MATERIALS PROVIDED
━━━━━━
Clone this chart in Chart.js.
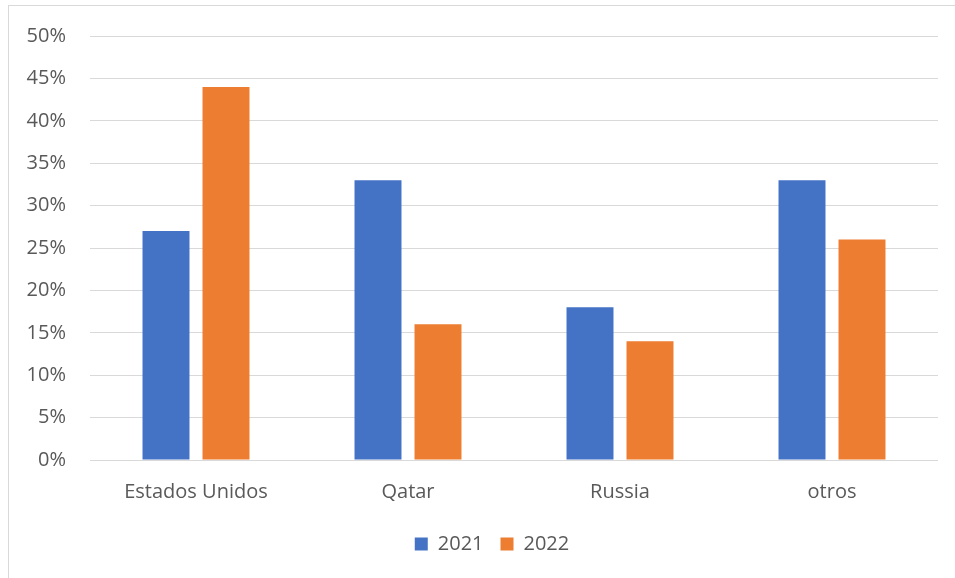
━━━━━━
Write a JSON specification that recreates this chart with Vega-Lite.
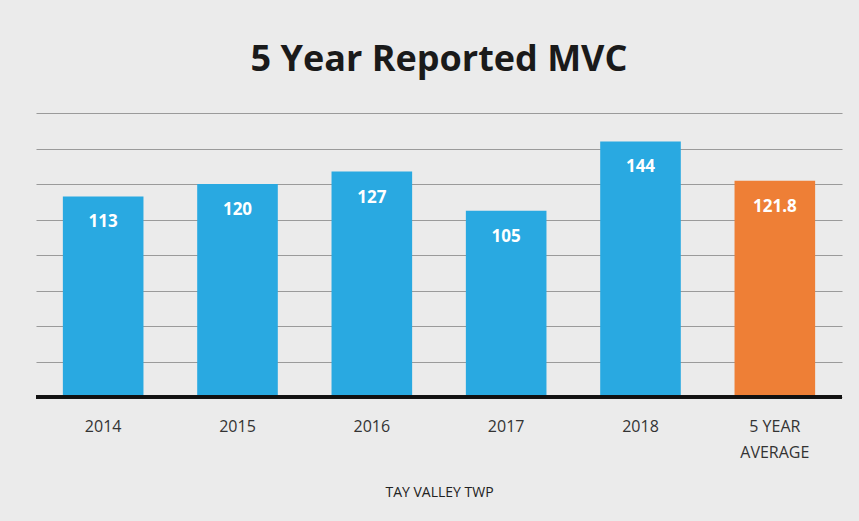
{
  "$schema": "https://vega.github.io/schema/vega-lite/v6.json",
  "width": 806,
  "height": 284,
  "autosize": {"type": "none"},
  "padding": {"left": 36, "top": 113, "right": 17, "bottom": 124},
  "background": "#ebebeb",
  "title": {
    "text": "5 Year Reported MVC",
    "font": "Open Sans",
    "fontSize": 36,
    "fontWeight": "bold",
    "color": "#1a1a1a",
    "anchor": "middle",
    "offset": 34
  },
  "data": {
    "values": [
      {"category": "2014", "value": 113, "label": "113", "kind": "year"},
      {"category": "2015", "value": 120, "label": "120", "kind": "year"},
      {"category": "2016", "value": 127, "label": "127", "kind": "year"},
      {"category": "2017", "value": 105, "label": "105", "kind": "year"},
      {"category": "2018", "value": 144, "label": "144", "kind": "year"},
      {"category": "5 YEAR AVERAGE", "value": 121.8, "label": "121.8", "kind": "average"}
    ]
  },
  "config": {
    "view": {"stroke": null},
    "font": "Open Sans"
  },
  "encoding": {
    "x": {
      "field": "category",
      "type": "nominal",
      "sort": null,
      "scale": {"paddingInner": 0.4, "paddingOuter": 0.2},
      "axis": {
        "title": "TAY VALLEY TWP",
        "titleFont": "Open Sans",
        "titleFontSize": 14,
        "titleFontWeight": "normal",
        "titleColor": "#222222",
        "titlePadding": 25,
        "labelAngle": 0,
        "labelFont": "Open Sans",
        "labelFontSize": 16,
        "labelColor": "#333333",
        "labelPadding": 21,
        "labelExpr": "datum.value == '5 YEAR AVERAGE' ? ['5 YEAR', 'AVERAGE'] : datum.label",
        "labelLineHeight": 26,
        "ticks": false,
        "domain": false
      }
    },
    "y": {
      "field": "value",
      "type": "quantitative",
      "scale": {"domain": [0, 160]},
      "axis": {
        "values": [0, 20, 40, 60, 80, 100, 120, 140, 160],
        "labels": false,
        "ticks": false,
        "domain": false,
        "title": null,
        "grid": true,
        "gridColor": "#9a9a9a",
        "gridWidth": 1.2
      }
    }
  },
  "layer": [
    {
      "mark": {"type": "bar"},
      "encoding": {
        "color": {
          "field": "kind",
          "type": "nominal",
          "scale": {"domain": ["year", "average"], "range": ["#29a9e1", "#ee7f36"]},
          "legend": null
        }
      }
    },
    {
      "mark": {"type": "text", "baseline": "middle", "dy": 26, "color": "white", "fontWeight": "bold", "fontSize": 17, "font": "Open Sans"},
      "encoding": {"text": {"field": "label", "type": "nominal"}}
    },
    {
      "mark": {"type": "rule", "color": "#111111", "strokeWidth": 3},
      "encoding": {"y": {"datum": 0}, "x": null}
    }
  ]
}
━━━━━━
PROBLEM DESCRIPTION
Lines that hold "this" are the ones to copy; find all of them.

COMPLETED TASK
Clone this chart in Chart.js.
Write a JSON specification that recreates this chart with Vega-Lite.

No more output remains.